If endianness is the problem, you should check the value of BitConverter.IsLittleEndian to determine if the bytes have to be reversed:
public static float[] ConvertByteToFloat(byte[] array) {
float[] floatArr = new float[array.Length / 4];
for (int i = 0; i < floatArr.Length; i++) {
if (BitConverter.IsLittleEndian) {
Array.Reverse(array, i * 4, 4);
}
floatArr[i] = BitConverter.ToSingle(array, i * 4);
}
return floatArr;
}
Isn't the problem that the 255 in the exponent represents NaN (see Wikipedia in the exponent section), so you should get a NaN. Try changing the last 255 to something else...
If it's the endianness that is wrong (you are reading big endian numbers) try these (be aware that they are "unsafe" so you have to check the unsafe flag in your project properties)

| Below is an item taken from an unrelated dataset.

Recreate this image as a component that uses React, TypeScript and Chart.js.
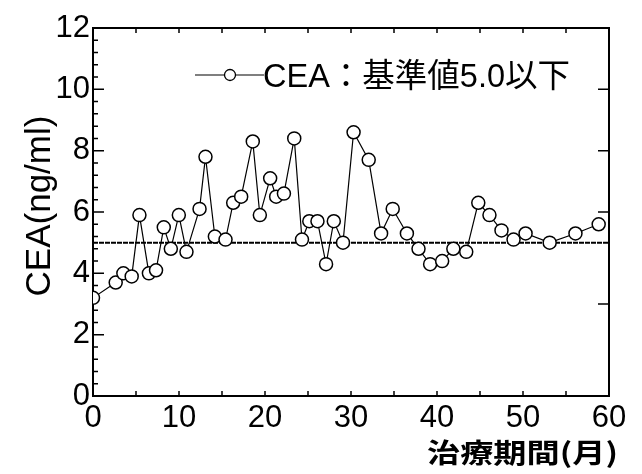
import React, { useEffect, useRef } from "react";
import { Chart, registerables } from "chart.js";

Chart.register(...registerables);

// ---- data ----
const months = [0, 2.64, 3.53, 4.5, 5.4, 6.5, 7.33, 8.23, 9.05, 9.98, 10.87, 12.39, 13.08, 14.17, 15.41, 16.3, 17.23, 18.58, 19.4, 20.6, 21.3, 22.2, 23.4, 24.3, 25.15, 26.1, 27.1, 28.0, 29.07, 30.3, 32.06, 33.5, 34.85, 36.5, 37.85, 39.2, 40.6, 41.9, 43.4, 44.8, 46.1, 47.5, 48.9, 50.3, 53.1, 56.1, 58.8];
const cea = [3.2, 3.7, 4.0, 3.9, 5.9, 4.0, 4.1, 5.5, 4.8, 5.9, 4.7, 6.1, 7.8, 5.2, 5.1, 6.3, 6.5, 8.3, 5.9, 7.1, 6.5, 6.6, 8.4, 5.1, 5.7, 5.7, 4.3, 5.7, 5.0, 8.6, 7.7, 5.3, 6.1, 5.3, 4.8, 4.3, 4.4, 4.8, 4.7, 6.3, 5.9, 5.4, 5.1, 5.3, 5.0, 5.3, 5.6];
const referenceValue = 5.0;
const xRange = [0, 60];
const yRange = [0, 12];
const xTickStep = 10;
const yTickStep = 2;
const xMinorTicks = [5, 10, 15, 20, 25, 30, 35, 40, 45, 50, 55];
const yMinorStep = 0.4;
const rightTicks = [0, 3, 6, 8, 10, 12];
const legendText = "CEA：基準値5.0以下";
const yTitle = "CEA(ng/ml)";
const xTitle = "治療期間(月)";

const LATIN = '"Liberation Sans", Arial, "Noto Sans CJK JP", sans-serif';

const framePlugin = {
  id: "frame",
  beforeDatasetsDraw(chart: any) {
    const { ctx, chartArea: a, scales } = chart;
    const xs = scales.x;
    const ys = scales.y;
    ctx.save();
    ctx.strokeStyle = "#000";
    ctx.lineWidth = 2;
    ctx.strokeRect(a.left, a.top, a.right - a.left, a.bottom - a.top);
    ctx.lineWidth = 1.5;
    ctx.beginPath();
    for (const v of xMinorTicks) {
      const px = xs.getPixelForValue(v);
      ctx.moveTo(px, a.bottom);
      ctx.lineTo(px, a.bottom - 5);
      ctx.moveTo(px, a.top);
      ctx.lineTo(px, a.top + 5);
    }
    const n = Math.round((yRange[1] - yRange[0]) / yMinorStep);
    for (let i = 1; i < n; i++) {
      const v = yRange[0] + i * yMinorStep;
      const py = ys.getPixelForValue(v);
      const major = Math.abs(v / yTickStep - Math.round(v / yTickStep)) < 1e-6;
      ctx.moveTo(a.left, py);
      ctx.lineTo(a.left + (major ? 11 : 5), py);
    }
    for (const v of rightTicks) {
      const py = ys.getPixelForValue(v);
      ctx.moveTo(a.right, py);
      ctx.lineTo(a.right - 11, py);
    }
    ctx.stroke();
    ctx.restore();
  },
  afterDraw(chart: any) {
    const { ctx } = chart;
    ctx.save();
    // legend
    ctx.strokeStyle = "#000";
    ctx.lineWidth = 1.2;
    ctx.beginPath();
    ctx.moveTo(195, 75);
    ctx.lineTo(264, 75);
    ctx.stroke();
    ctx.beginPath();
    ctx.arc(230, 75, 5.5, 0, Math.PI * 2);
    ctx.fillStyle = "#fff";
    ctx.fill();
    ctx.lineWidth = 1.3;
    ctx.stroke();
    ctx.fillStyle = "#000";
    ctx.font = `32.5px ${LATIN}`;
    ctx.textAlign = "left";
    ctx.textBaseline = "alphabetic";
    ctx.fillText(legendText, 263, 87);
    // y title
    ctx.save();
    ctx.font = `35px ${LATIN}`;
    ctx.translate(50, 206);
    ctx.rotate(-Math.PI / 2);
    ctx.textAlign = "center";
    ctx.fillText(yTitle, 0, 0);
    ctx.restore();
    // x title
    ctx.save();
    ctx.font = `bold 27px "Noto Sans CJK JP", ${LATIN}`;
    const w = ctx.measureText(xTitle).width;
    const target = 191;
    ctx.translate(427, 463);
    ctx.scale(target / w, 1);
    ctx.textAlign = "left";
    ctx.fillText(xTitle, 0, 0);
    ctx.restore();
    ctx.restore();
  },
};

export default function App() {
  const ref = useRef<HTMLCanvasElement | null>(null);
  useEffect(() => {
    if (!ref.current) return;
    const points = months.map((m, i) => ({ x: m, y: cea[i] }));
    const chart = new Chart(ref.current, {
      type: "line",
      data: {
        datasets: [
          {
            label: "CEA",
            data: points,
            borderColor: "#000",
            borderWidth: 1.2,
            backgroundColor: "#fff",
            pointRadius: 6.5,
            pointBorderWidth: 1.5,
            pointBackgroundColor: "#fff",
            pointBorderColor: "#000",
            tension: 0,
            order: 1,
          },
          {
            label: "基準値",
            data: [
              { x: xRange[0], y: referenceValue },
              { x: xRange[1], y: referenceValue },
            ],
            borderColor: "#000",
            borderWidth: 2,
            borderDash: [5, 1],
            pointRadius: 0,
            order: 2,
          },
        ],
      },
      options: {
        animation: false,
        responsive: false,
        devicePixelRatio: 1,
        layout: { padding: { left: 0, top: 28, right: 33, bottom: 0 } },
        plugins: { legend: { display: false }, tooltip: { enabled: false } },
        scales: {
          x: {
            type: "linear",
            min: xRange[0],
            max: xRange[1],
            grid: { display: false, drawTicks: false },
            border: { display: false },
            ticks: {
              stepSize: xTickStep,
              padding: 4,
              color: "#000",
              font: { family: LATIN, size: 31 },
              maxRotation: 0,
            },
            afterFit: (s: any) => {
              s.height = 78;
            },
          },
          y: {
            type: "linear",
            min: yRange[0],
            max: yRange[1],
            grid: { display: false, drawTicks: false },
            border: { display: false },
            ticks: {
              stepSize: yTickStep,
              padding: 3,
              color: "#000",
              font: { family: LATIN, size: 31 },
            },
            afterFit: (s: any) => {
              s.width = 93;
            },
          },
        },
      },
      plugins: [framePlugin],
    });
    return () => chart.destroy();
  }, []);
  return (
    <div style={{ position: "fixed", left: 0, top: 0, width: 642, height: 474, background: "#fff" }}>
      <canvas ref={ref} width={642} height={474} />
    </div>
  );
}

public static unsafe int ToInt32(byte[] value, int startIndex)
{
fixed (byte* numRef = &value[startIndex])
{
var num = (uint)((numRef[0] << 0x18) | (numRef[1] << 0x10) | (numRef[2] << 0x8) | numRef[3]);
return (int)num;
}
}
public static unsafe float ToSingle(byte[] value, int startIndex)
{
int val = ToInt32(value, startIndex);
return *(float*)&val;
}
I assume that your byte[] doesn't contain the binary representation of floats, but either a sequence of Int8s or Int16s. The examples you posted don't look like audio samples based on float (neither NaN nor -2.41E+24 are in the range -1 to 1. While some new audio formats might support floats outside that range, traditionally audio data consists of signed 8 or 16 bit integer samples.

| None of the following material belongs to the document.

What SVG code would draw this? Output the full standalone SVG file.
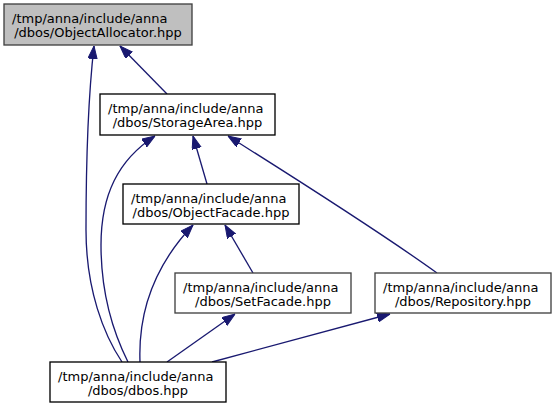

Another thing you need to be aware of is that often the different channels are interleaved. For example it could contain the first sample for the left, then for the right channel, and then the second sample for both... So you need to separate the channels while parsing.

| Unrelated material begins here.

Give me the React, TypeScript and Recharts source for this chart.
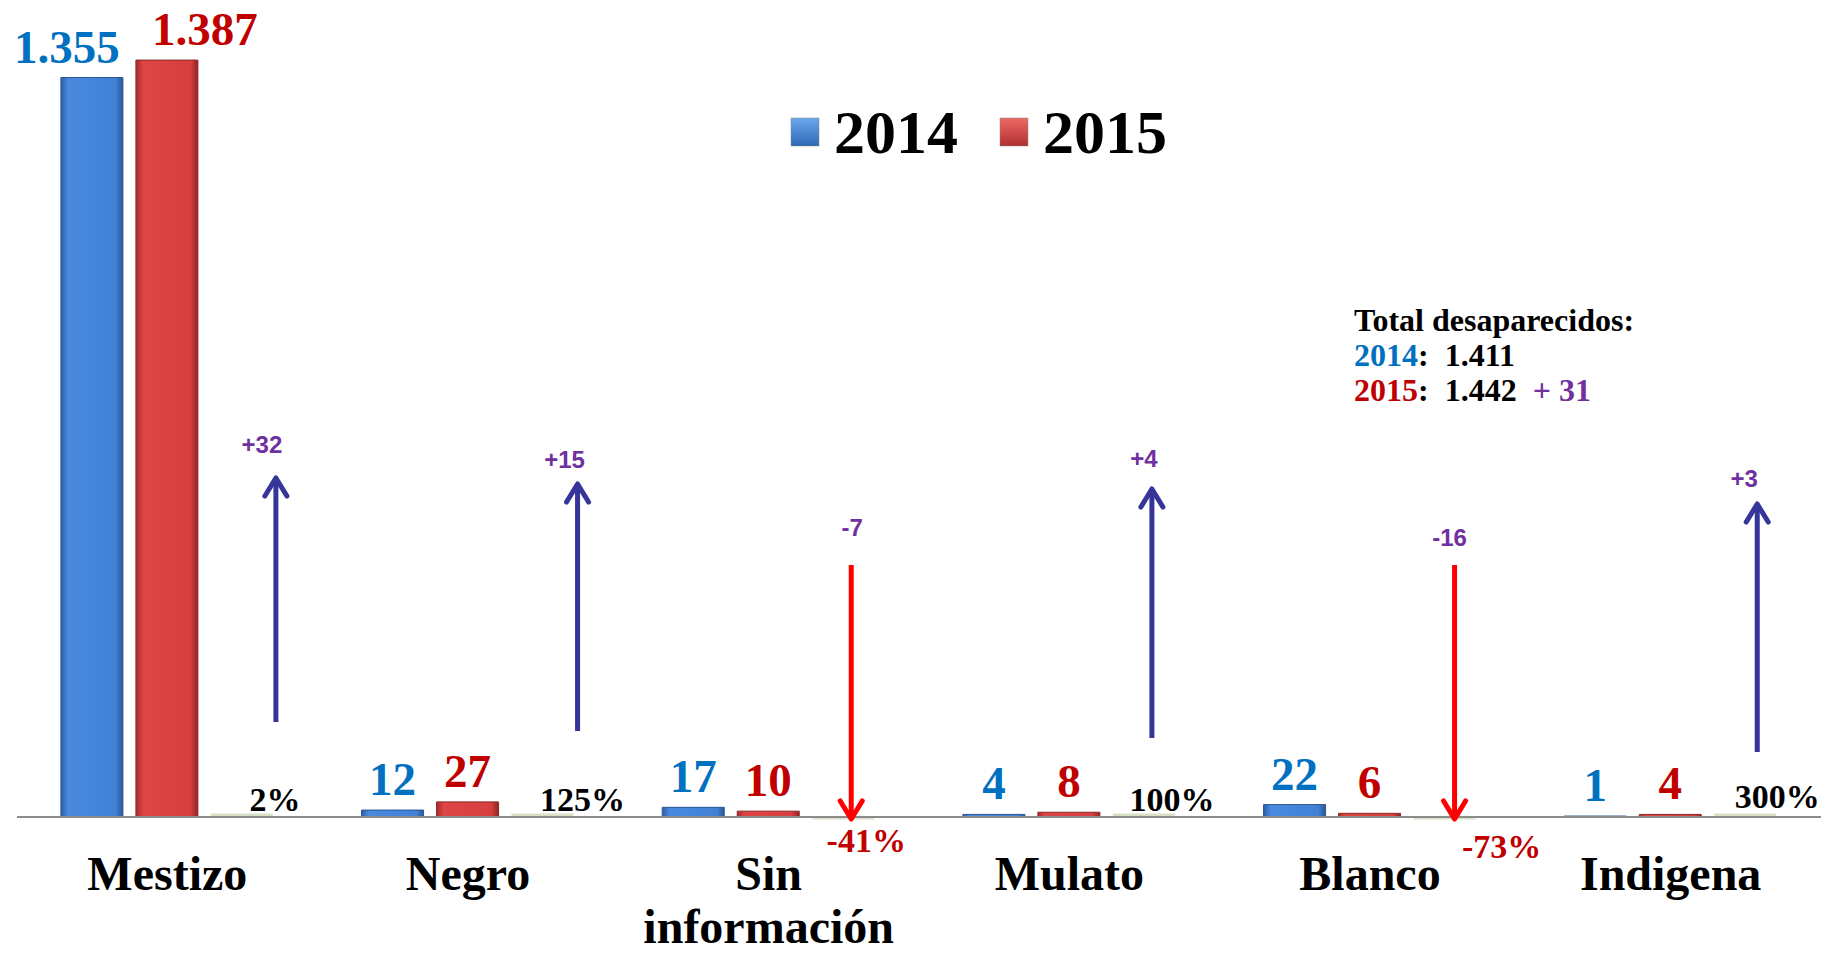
import React from 'react'
import { BarChart, Bar, XAxis, YAxis, LabelList, Legend } from 'recharts'

const categories = ['Mestizo', 'Negro', 'Sin información', 'Mulato', 'Blanco', 'Indigena']
const values2014 = [1355, 12, 17, 4, 22, 1]
const values2015 = [1387, 27, 10, 8, 6, 4]
const pctChange = [2, 125, -41, 100, -73, 300]

const BLUE_TXT = '#0070c0'
const RED_TXT = '#c00000'
const PURPLE = '#7030a0'
const NAVY = '#35359a'
const SERIF = "'Liberation Serif', 'Times New Roman', serif"
const SANS = "'Liberation Sans', Arial, sans-serif"

// annotation layout per category (arrow offset/ends, label positions)
const notes = [
  { dx: 34, tail: 722, head: 478, tdx: 20, ty: 453, pdx: 33, py: 811 },
  { dx: 35, tail: 731, head: 484, tdx: 22, ty: 468, pdx: 40, py: 811 },
  { dx: 8, tail: 565, head: 819, tdx: 9, ty: 536, pdx: 23, py: 852 },
  { dx: 8, tail: 738, head: 489, tdx: 0, ty: 467, pdx: 28, py: 811 },
  { dx: 10, tail: 565, head: 819, tdx: 5, ty: 546, pdx: 57, py: 858 },
  { dx: 12, tail: 752, head: 504, tdx: -1, ty: 487, pdx: 32, py: 808 },
]

const data = categories.map((name, i) => ({
  name,
  y2014: values2014[i],
  y2015: values2015[i],
  pct: pctChange[i] / 100,
}))

const total2014 = values2014.reduce((a, b) => a + b, 0)
const total2015 = values2015.reduce((a, b) => a + b, 0)

const fmt = (v: number) => String(v).replace(/\B(?=(\d{3})+(?!\d))/g, '.')
const signed = (v: number) => (v > 0 ? `+${v}` : `${v}`)

function makeValueLabel(color: string, firstShift: number) {
  return (props: any) => {
    const vb = props.viewBox ?? props
    const x = vb.x ?? props.x
    const w = vb.width ?? props.width
    const y = vb.y ?? props.y
    const h = vb.height ?? props.height
    const cx = x + w / 2 + (props.index === 0 ? firstShift : 0)
    const top = Math.min(y, y + h)
    return (
      <text x={cx} y={top - 15} textAnchor="middle" fill={color} fontSize={47} fontWeight="bold" fontFamily={SERIF}>
        {fmt(Number(props.value))}
      </text>
    )
  }
}

function ChangeNote(props: any) {
  const vb = props.viewBox ?? props
  const x = vb.x ?? props.x
  const w = vb.width ?? props.width
  const i = props.index
  const n = notes[i]
  const cx = x + w / 2
  const ax = cx + n.dx
  const diff = values2015[i] - values2014[i]
  const up = diff > 0
  const color = up ? NAVY : '#ff0000'
  const dir = up ? 1 : -1
  const pct = pctChange[i]
  return (
    <g>
      <line x1={ax} y1={n.tail} x2={ax} y2={n.head} stroke={color} strokeWidth={5} />
      <polyline
        points={`${ax - 11},${n.head + dir * 18} ${ax},${n.head} ${ax + 11},${n.head + dir * 18}`}
        fill="none"
        stroke={color}
        strokeWidth={5}
        strokeLinecap="round"
        strokeLinejoin="round"
      />
      <text x={cx + n.tdx} y={n.ty} textAnchor="middle" fill={PURPLE} fontSize={24} fontWeight="bold" fontFamily={SANS}>
        {signed(diff)}
      </text>
      <text
        x={cx + n.pdx}
        y={n.py}
        textAnchor="middle"
        fill={pct < 0 ? RED_TXT : '#000'}
        fontSize={34}
        fontWeight="bold"
        fontFamily={SERIF}
      >
        {`${pct}%`}
      </text>
    </g>
  )
}

function CategoryTick({ x, y, payload }: any) {
  const lines = String(payload.value).split(' ')
  return (
    <g>
      {lines.map((l, i) => (
        <text key={i} x={x} y={y + 71 + i * 53} textAnchor="middle" fill="#000" fontSize={48} fontWeight="bold" fontFamily={SERIF}>
          {l}
        </text>
      ))}
    </g>
  )
}

function LegendBox() {
  const item = (label: string, grad: string) => (
    <div style={{ display: 'flex', alignItems: 'center', marginRight: 41 }}>
      <svg width={30} height={30} style={{ marginRight: 14 }}>
        <rect x={1} y={1} width={28} height={28} fill={`url(#${grad})`} stroke="#888" strokeWidth={0.5} />
      </svg>
      <span style={{ font: `bold 62px ${SERIF}`, color: '#000', lineHeight: '62px' }}>{label}</span>
    </div>
  )
  return (
    <div style={{ display: 'flex' }}>
      {item('2014', 'gBlueL')}
      {item('2015', 'gRedL')}
    </div>
  )
}

export default function App() {
  return (
    <div style={{ position: 'absolute', left: 0, top: 0, width: 1827, height: 953, background: '#fff' }}>
      <BarChart
        width={1827}
        height={953}
        data={data}
        margin={{ top: 53, right: 6, left: 17, bottom: 0 }}
        barCategoryGap="14.6%"
        barGap={13}
      >
        <defs>
          <linearGradient id="gBlue" x1="0" y1="0" x2="1" y2="0">
            <stop offset="0%" stopColor="#2d5fa6" />
            <stop offset="12%" stopColor="#4a8ade" />
            <stop offset="88%" stopColor="#4282d6" />
            <stop offset="100%" stopColor="#2a5696" />
          </linearGradient>
          <linearGradient id="gRed" x1="0" y1="0" x2="1" y2="0">
            <stop offset="0%" stopColor="#a52c2c" />
            <stop offset="12%" stopColor="#de4644" />
            <stop offset="88%" stopColor="#d63f3e" />
            <stop offset="100%" stopColor="#932424" />
          </linearGradient>
          <linearGradient id="gBlueL" x1="0" y1="0" x2="0" y2="1">
            <stop offset="0%" stopColor="#6aa8ee" />
            <stop offset="100%" stopColor="#2f68b4" />
          </linearGradient>
          <linearGradient id="gRedL" x1="0" y1="0" x2="0" y2="1">
            <stop offset="0%" stopColor="#ee6a66" />
            <stop offset="100%" stopColor="#b02f2f" />
          </linearGradient>
        </defs>
        <XAxis
          dataKey="name"
          axisLine={{ stroke: '#8c8c8c', strokeWidth: 2 }}
          tickLine={false}
          tickSize={0}
          height={136}
          interval={0}
          tick={<CategoryTick />}
        />
        <YAxis hide domain={[0, 1400]} />
        <Legend
          layout="horizontal"
          verticalAlign="middle"
          align="center"
          content={<LegendBox />}
          wrapperStyle={{ position: 'absolute', top: 101, left: 790, width: 440 }}
        />
        <Bar dataKey="y2014" name="2014" fill="url(#gBlue)" stroke="#2a5594" strokeWidth={1} isAnimationActive={false}>
          <LabelList dataKey="y2014" content={makeValueLabel(BLUE_TXT, -25)} />
        </Bar>
        <Bar dataKey="y2015" name="2015" fill="url(#gRed)" stroke="#8e2626" strokeWidth={1} isAnimationActive={false}>
          <LabelList dataKey="y2015" content={makeValueLabel(RED_TXT, 38)} />
        </Bar>
        <Bar dataKey="pct" name="Variación" fill="#d9e0c6" minPointSize={3} isAnimationActive={false} legendType="none">
          <LabelList dataKey="pct" content={<ChangeNote />} />
        </Bar>
      </BarChart>
      <div
        style={{
          position: 'absolute',
          left: 1354,
          top: 303,
          font: `bold 32px ${SERIF}`,
          lineHeight: '35px',
          color: '#000',
          whiteSpace: 'pre',
        }}
      >
        <div>Total desaparecidos:</div>
        <div>
          <span style={{ color: BLUE_TXT }}>2014</span>:{'  '}
          {fmt(total2014)}
        </div>
        <div>
          <span style={{ color: RED_TXT }}>2015</span>:{'  '}
          {fmt(total2015)}
          {'  '}
          <span style={{ color: PURPLE }}>{`+ ${total2015 - total2014}`}</span>
        </div>
      </div>
    </div>
  )
}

It's also possible, but uncommon that the samples are unsigned. In which case you need to remove the offset from the conversion functions.
So you first need to parse current position in the byte array into an Int8/16. And then convert that integer to a float in the range -1 to 1.
If the format is little endian you can use BitConverter. Another possibility that works with both endiannesses is getting two bytes manually and combining them with a bit-shift. I don't remember if little or big endian is common. So you need to try that yourself.
This can be done with functions like the following(I didn't test them):
float Int8ToFloat(Int8 i)
{
return ((i-Int8.MinValue)*(1f/0xFF))-0.5f;
}
float Int16ToFloat(Int16 i)
{
return ((i-Int16.MinValue)*(1f/0xFFFF))-0.5f;
}
Depends on how you want to convert the bytes to float. Start out by trying to pin-point what is actually stored in the byte array. Perhaps there is a file format specification? Other transformations in your code?
In the case each byte should be converted to a float between 0 and 255:
public float[] ConvertByteToFloat(byte[] array)
{
return array.Select(b => (float)b).ToArray();
}
If the bytes array contains binary representation of floats, there are several representation and if the representation stored in your file does not match the c# language standard floating point representation (IEEE 754) weird things like this will happen.